Miranda's counsel has filed a brief pursuant to Anders v. California, 386 U.S. 738 (1967), advising this court that Miranda's appeal is wholly frivolous. Accordingly, counsel also sought permission to withdraw. Under Anders, counsel may "request permission to withdraw where counsel conscientiously examines a case and determines that any appeal would be wholly frivolous." United States v. Calderon, 428 F.3d 928, 930 (10th Cir. 2005). Counsel is required to submit an "appellate brief indicating any potential appealable issues." Id. Once notified of counsel's brief, the defendant may then submit additional arguments to this court. Id. We "must then conduct a full examination of the record to determine whether defendant's claims are wholly frivolous." Id. Miranda was given notice of the Anders brief and counsel's motion to withdraw. Miranda responded by submitting two letters which this court construes as his response to the notice. Our conclusions, therefore, are based on counsel's Anders brief, Miranda's response, and our own review of the record.(1)
A guilty plea may be set aside on direct appeal if it was not knowing and voluntary. See United States v. Asch, 207 F.3d 1238, 1242 (10th Cir. 2000). In his Anders brief, Miranda's counsel asserts there is no basis for a challenge to Miranda's guilty plea. Miranda, who is a citizen of Mexico, argues his plea was not knowing and voluntary because his attorney failed to advise him of the immigration consequences of his conviction. Miranda's argument is easily rejected by applying our well-established precedent that "there is no requirement that a defendant be advised of all potential collateral consequences of a guilty plea in order for that plea to be voluntary, knowing, and intelligent." United States v. Krejcarek, 453 F.3d 1290, 1296 (10th Cir. 2006); Varela v. Kaiser, 976 F.2d 1357, 1358 (10th Cir. 1992). Miranda also raises several challenges to his preconviction proceedings, including allegations he was extradited "from Arizona to Colorado without a grand jury," he was denied a bond hearing, he was denied his right to a speedy trial, and he was not indicted until after the statute of limitations had run. We have repeatedly held that an unconditional plea of guilty waives all nonjurisdictional defects and defenses.(2) See United States v. Davis, 900 F.2d 1524, 1525-26 (10th Cir. 1990). The alleged errors identified by Miranda do not involve jurisdictional questions and, thus, none can provide a basis for reversing Miranda's conviction. See, e.g., United States v. Gallup, 812 F.2d 1271, 1280 (10th Cir. 1987) (holding statute of limitations is an affirmative defense that must be asserted by a criminal defendant); United States v. Andrews, 790 F.2d 803, 810 (10th Cir. 1986) ("The Speedy Trial Act is not jurisdictional in nature.").

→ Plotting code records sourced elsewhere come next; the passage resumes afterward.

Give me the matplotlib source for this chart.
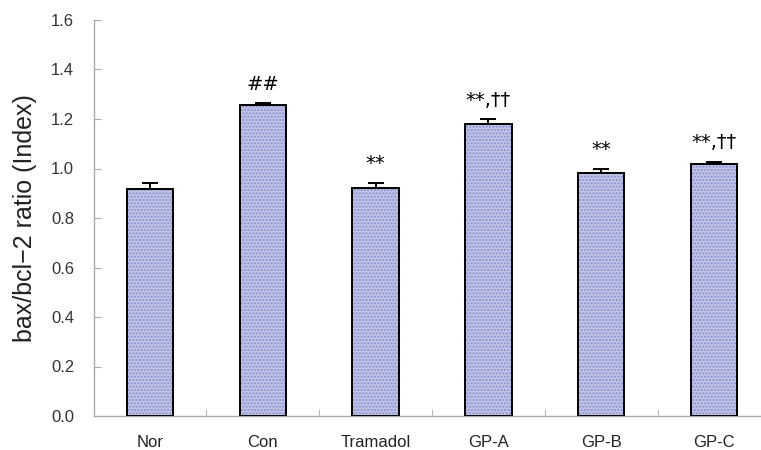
import matplotlib
matplotlib.use("Agg")
import matplotlib.pyplot as plt
import numpy as np

plt.rcParams['font.family'] = ['Liberation Sans', 'DejaVu Sans']

# bax/bcl-2 ratio per group (mean, upper error)
groups = ['Nor', 'Con', 'Tramadol', 'GP-A', 'GP-B', 'GP-C']
ratio = [0.916, 1.257, 0.920, 1.178, 0.980, 1.019]
err = [0.024, 0.006, 0.022, 0.020, 0.020, 0.008]
marks = ['', '##', '**', '**,\u2020\u2020', '**', '**,\u2020\u2020']

fig = plt.figure(figsize=(7.61, 4.5), dpi=100)
# right edge of the plot area runs past the figure border
ax = fig.add_axes([93.5 / 761, 34 / 450, 677 / 761, 396 / 450])

x = np.arange(len(groups))
w = 0.41
# dotted fill underneath, black outline on top
ax.bar(x, ratio, width=w, color='#bfc3e8', edgecolor='#8a91cc',
       hatch='.....', linewidth=0, zorder=2)
ax.bar(x, ratio, width=w, fill=False, edgecolor='black', linewidth=1.4, zorder=3)
ax.errorbar(x, ratio, yerr=[np.zeros(len(err)), err], fmt='none',
            ecolor='black', elinewidth=1.4, capsize=6, capthick=1.4, zorder=4)

for xi, r, e, m in zip(x, ratio, err, marks):
    if m:
        ax.annotate(m, (xi, r + e), xytext=(0, 7), textcoords='offset points',
                    ha='center', va='bottom', fontsize=14, family=['DejaVu Sans'])

ax.set_xlim(-0.5, len(groups) - 0.5)
ax.set_ylim(0, 1.6)
ax.set_yticks(np.arange(0, 1.61, 0.2))
ax.set_yticklabels(['%.1f' % v for v in np.arange(0, 1.61, 0.2)])
ax.set_xticks(x)
ax.set_xticklabels(groups)
ax.set_xticks(x[:-1] + 0.5, minor=True)
ax.tick_params(axis='x', which='major', length=0, pad=14, labelsize=12,
               labelcolor='#222222')
ax.tick_params(axis='x', which='minor', direction='in', length=5, color='#aaaaaa')
ax.tick_params(axis='y', direction='in', length=5, color='#aaaaaa', labelsize=12,
               labelcolor='#333333', pad=14)

for s in ['top', 'right']:
    ax.spines[s].set_visible(False)
for s in ['left', 'bottom']:
    ax.spines[s].set_color('#aaaaaa')
    ax.spines[s].set_linewidth(1)

ax.set_ylabel('bax/bcl\u22122 ratio (Index)', fontsize=18, labelpad=10,
              color='#222222')

fig.savefig('out.png', dpi=100)
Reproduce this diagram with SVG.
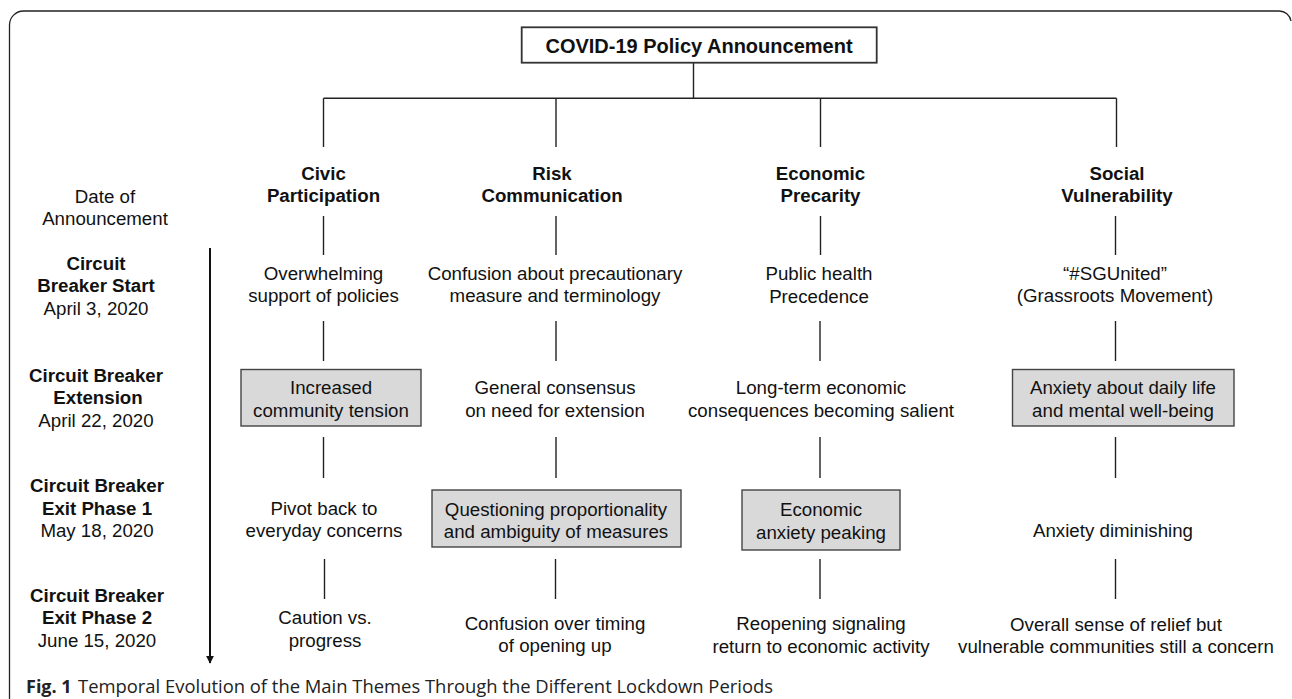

The only other possible basis for Miranda's appeal must relate to his sentence. Miranda, however, concedes in his response that he is not challenging his sentence. Because our review of the record reveals no other claims arguable on their merits, we conclude Miranda's appeal is wholly frivolous. Accordingly, counsel's motion to withdraw is granted and this appeal is dismissed.
ENTERED FOR THE COURT
Michael R. Murphy
*.This order and judgment is not binding precedent except under the doctrines of law of the case, res judicata, and collateral estoppel. It may be cited, however, for its persuasive value consistent with Fed. R. App. P. 32.1 and 10th Cir. R. 32.1.
1.This court has sua sponte supplemented the record on appeal with the indictment, the plea agreement, and Miranda's motion to dismiss together with the Government's response thereto.
2.The district court considered and denied Miranda's motion seeking dismissal of the indictment based on allegations of post-indictment delay and denial of a speedy trial.